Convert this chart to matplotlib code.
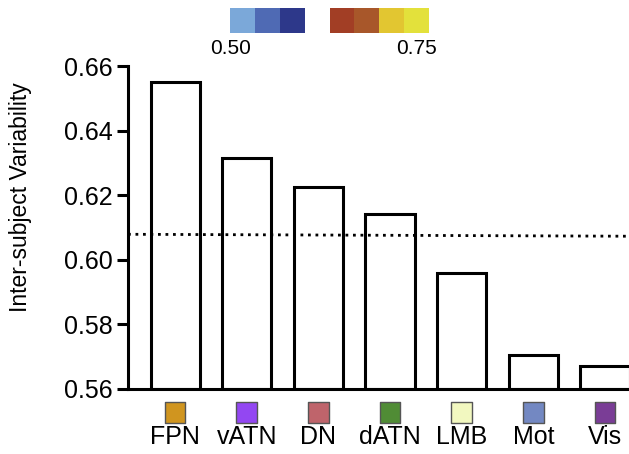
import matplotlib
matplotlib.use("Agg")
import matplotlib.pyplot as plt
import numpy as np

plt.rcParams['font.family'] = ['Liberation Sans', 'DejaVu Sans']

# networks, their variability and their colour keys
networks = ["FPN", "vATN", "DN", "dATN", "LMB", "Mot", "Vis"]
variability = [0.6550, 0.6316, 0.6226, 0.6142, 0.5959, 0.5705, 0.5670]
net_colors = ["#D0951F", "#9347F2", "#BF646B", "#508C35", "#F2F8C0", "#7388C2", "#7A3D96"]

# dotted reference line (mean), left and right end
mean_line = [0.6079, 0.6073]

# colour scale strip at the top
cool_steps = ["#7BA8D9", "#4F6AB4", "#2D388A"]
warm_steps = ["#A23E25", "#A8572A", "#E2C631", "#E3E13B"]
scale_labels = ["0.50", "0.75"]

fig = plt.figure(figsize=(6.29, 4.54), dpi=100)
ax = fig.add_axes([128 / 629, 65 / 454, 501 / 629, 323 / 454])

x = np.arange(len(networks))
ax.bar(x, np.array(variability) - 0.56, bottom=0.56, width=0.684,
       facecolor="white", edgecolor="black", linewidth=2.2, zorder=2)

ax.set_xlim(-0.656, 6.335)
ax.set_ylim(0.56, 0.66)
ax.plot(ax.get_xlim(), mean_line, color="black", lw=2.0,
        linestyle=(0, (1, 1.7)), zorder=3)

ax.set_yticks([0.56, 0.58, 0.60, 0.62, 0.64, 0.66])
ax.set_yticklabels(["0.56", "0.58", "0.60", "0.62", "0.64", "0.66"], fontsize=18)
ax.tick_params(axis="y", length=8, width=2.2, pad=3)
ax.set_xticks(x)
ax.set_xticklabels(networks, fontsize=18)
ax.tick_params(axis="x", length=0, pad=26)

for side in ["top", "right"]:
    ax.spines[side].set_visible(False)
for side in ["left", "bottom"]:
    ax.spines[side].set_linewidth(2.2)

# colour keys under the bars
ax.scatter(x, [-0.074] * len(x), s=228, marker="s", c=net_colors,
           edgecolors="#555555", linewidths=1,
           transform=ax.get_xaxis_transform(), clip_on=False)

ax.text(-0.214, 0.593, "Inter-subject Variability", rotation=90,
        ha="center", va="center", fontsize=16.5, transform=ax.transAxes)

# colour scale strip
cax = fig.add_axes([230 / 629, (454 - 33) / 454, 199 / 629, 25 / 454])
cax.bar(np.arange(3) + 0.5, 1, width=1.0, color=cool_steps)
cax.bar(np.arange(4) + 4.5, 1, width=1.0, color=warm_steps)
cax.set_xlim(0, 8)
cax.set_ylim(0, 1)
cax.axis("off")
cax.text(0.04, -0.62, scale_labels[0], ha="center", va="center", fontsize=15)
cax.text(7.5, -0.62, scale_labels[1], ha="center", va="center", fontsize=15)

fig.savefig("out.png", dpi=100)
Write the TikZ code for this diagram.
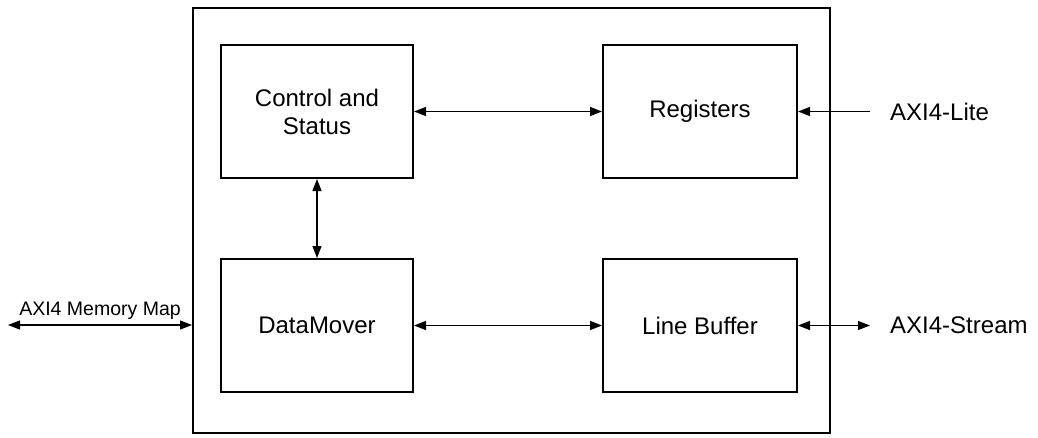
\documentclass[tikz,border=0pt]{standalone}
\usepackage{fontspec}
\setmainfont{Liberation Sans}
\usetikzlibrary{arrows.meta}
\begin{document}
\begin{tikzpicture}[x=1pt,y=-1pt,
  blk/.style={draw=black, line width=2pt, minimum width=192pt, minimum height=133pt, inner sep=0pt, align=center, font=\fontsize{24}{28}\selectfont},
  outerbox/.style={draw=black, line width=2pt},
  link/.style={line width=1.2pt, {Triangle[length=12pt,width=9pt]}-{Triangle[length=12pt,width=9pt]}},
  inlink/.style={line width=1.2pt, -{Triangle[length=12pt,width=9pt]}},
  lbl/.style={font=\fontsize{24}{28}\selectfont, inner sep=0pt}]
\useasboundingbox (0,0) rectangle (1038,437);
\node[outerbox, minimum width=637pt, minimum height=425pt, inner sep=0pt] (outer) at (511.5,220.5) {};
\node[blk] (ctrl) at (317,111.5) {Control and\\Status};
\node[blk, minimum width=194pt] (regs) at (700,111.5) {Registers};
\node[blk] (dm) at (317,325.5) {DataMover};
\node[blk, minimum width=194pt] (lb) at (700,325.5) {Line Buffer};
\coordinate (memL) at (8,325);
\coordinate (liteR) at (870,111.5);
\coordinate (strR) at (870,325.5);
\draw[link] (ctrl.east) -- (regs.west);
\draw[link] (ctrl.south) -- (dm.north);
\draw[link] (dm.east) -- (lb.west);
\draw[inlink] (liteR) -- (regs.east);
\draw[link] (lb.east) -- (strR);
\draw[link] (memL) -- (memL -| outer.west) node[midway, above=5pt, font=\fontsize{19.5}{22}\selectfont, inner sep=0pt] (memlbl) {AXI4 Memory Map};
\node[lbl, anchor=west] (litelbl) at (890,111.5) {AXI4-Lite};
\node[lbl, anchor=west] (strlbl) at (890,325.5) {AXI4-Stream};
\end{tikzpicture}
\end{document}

———

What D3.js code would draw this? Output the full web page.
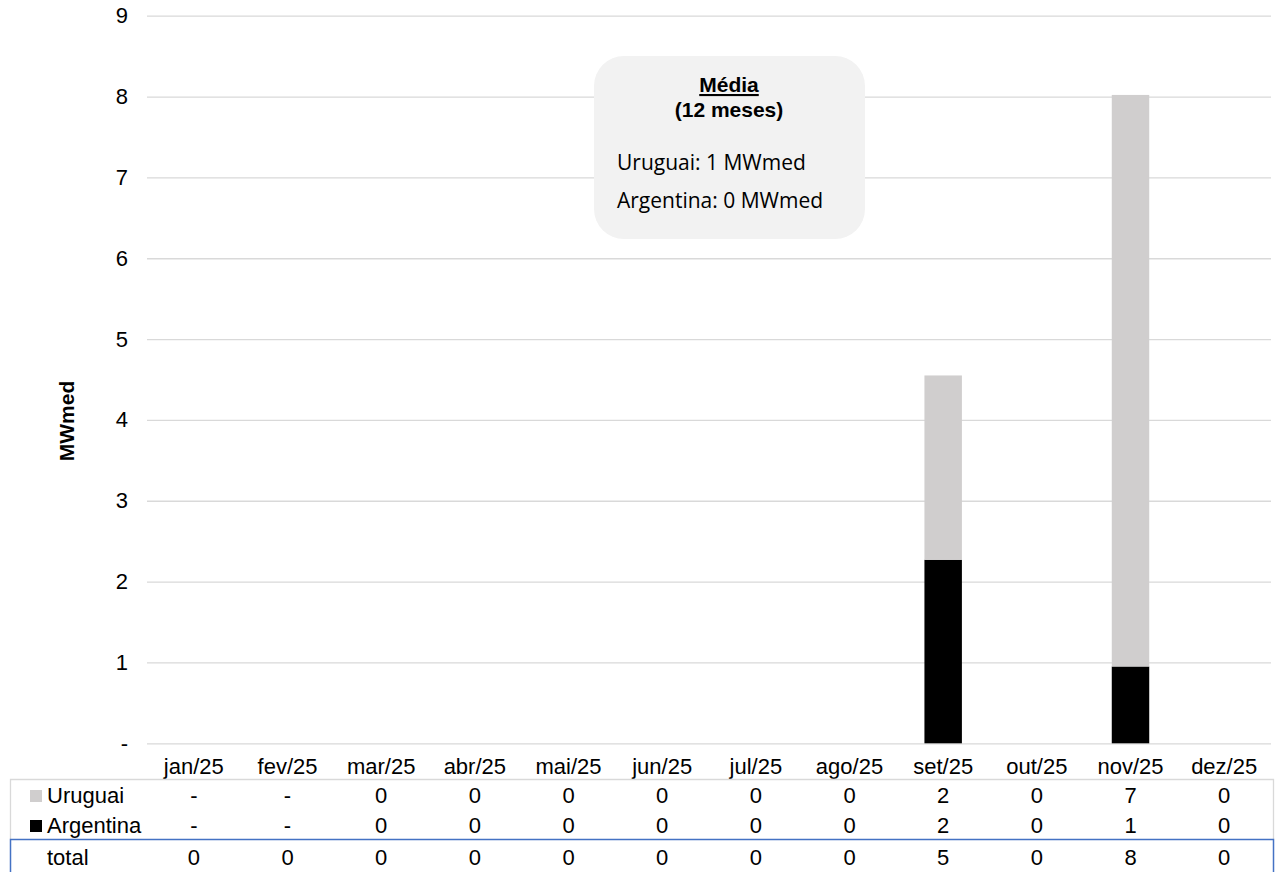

———

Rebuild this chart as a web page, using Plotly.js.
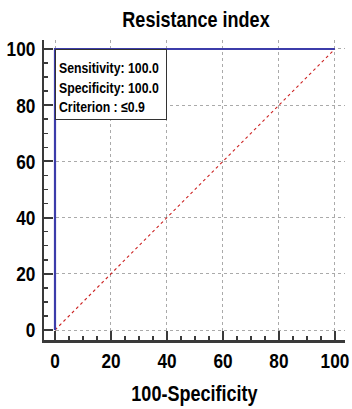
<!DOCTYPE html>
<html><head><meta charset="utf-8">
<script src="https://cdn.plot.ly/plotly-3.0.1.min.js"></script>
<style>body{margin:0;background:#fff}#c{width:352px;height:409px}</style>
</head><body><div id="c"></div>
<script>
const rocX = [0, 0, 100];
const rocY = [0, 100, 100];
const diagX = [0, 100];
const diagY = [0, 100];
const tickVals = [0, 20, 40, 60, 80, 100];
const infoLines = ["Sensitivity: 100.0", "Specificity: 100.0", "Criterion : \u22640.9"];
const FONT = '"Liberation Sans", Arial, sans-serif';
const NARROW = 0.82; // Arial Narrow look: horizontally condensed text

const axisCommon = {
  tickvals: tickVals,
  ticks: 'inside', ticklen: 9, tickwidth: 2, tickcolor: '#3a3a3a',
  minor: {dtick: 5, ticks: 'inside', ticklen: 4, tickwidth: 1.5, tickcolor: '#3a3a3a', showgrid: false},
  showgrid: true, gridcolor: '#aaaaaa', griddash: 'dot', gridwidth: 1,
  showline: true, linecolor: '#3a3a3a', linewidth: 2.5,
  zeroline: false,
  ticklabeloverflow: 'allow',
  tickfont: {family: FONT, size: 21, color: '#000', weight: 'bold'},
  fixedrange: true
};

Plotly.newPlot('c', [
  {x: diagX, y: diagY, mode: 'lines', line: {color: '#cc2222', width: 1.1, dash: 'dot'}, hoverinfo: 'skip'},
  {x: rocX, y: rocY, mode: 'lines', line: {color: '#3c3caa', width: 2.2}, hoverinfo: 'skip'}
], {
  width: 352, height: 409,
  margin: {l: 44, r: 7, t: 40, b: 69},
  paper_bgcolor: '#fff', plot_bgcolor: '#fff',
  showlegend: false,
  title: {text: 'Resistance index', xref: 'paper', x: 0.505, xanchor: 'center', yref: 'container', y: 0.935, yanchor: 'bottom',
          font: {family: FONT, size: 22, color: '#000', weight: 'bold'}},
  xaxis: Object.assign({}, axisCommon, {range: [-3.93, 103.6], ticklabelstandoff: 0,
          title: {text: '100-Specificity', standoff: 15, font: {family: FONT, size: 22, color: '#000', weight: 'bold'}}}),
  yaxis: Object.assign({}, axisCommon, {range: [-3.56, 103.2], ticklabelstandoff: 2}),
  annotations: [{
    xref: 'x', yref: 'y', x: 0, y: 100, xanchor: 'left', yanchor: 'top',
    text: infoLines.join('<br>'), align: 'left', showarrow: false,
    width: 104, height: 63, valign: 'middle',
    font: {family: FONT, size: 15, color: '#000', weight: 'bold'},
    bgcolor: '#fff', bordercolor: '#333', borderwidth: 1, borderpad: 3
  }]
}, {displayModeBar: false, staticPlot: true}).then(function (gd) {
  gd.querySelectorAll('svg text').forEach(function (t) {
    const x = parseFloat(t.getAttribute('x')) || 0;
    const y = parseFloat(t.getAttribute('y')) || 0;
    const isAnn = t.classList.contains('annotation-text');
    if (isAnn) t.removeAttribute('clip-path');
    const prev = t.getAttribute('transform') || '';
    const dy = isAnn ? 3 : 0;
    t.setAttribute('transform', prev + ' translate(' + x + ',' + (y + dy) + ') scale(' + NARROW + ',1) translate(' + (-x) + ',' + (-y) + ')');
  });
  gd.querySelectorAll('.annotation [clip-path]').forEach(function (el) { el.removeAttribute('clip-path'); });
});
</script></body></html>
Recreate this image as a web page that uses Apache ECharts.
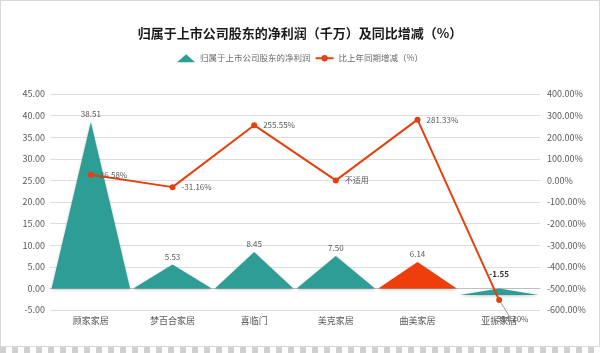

———

Goal of the exercise:
Scan the material above. Copy each line where "matplotlib" occurs.

Response below:
Convert this chart to matplotlib code.
import matplotlib
matplotlib.use("Agg")
import matplotlib.pyplot as plt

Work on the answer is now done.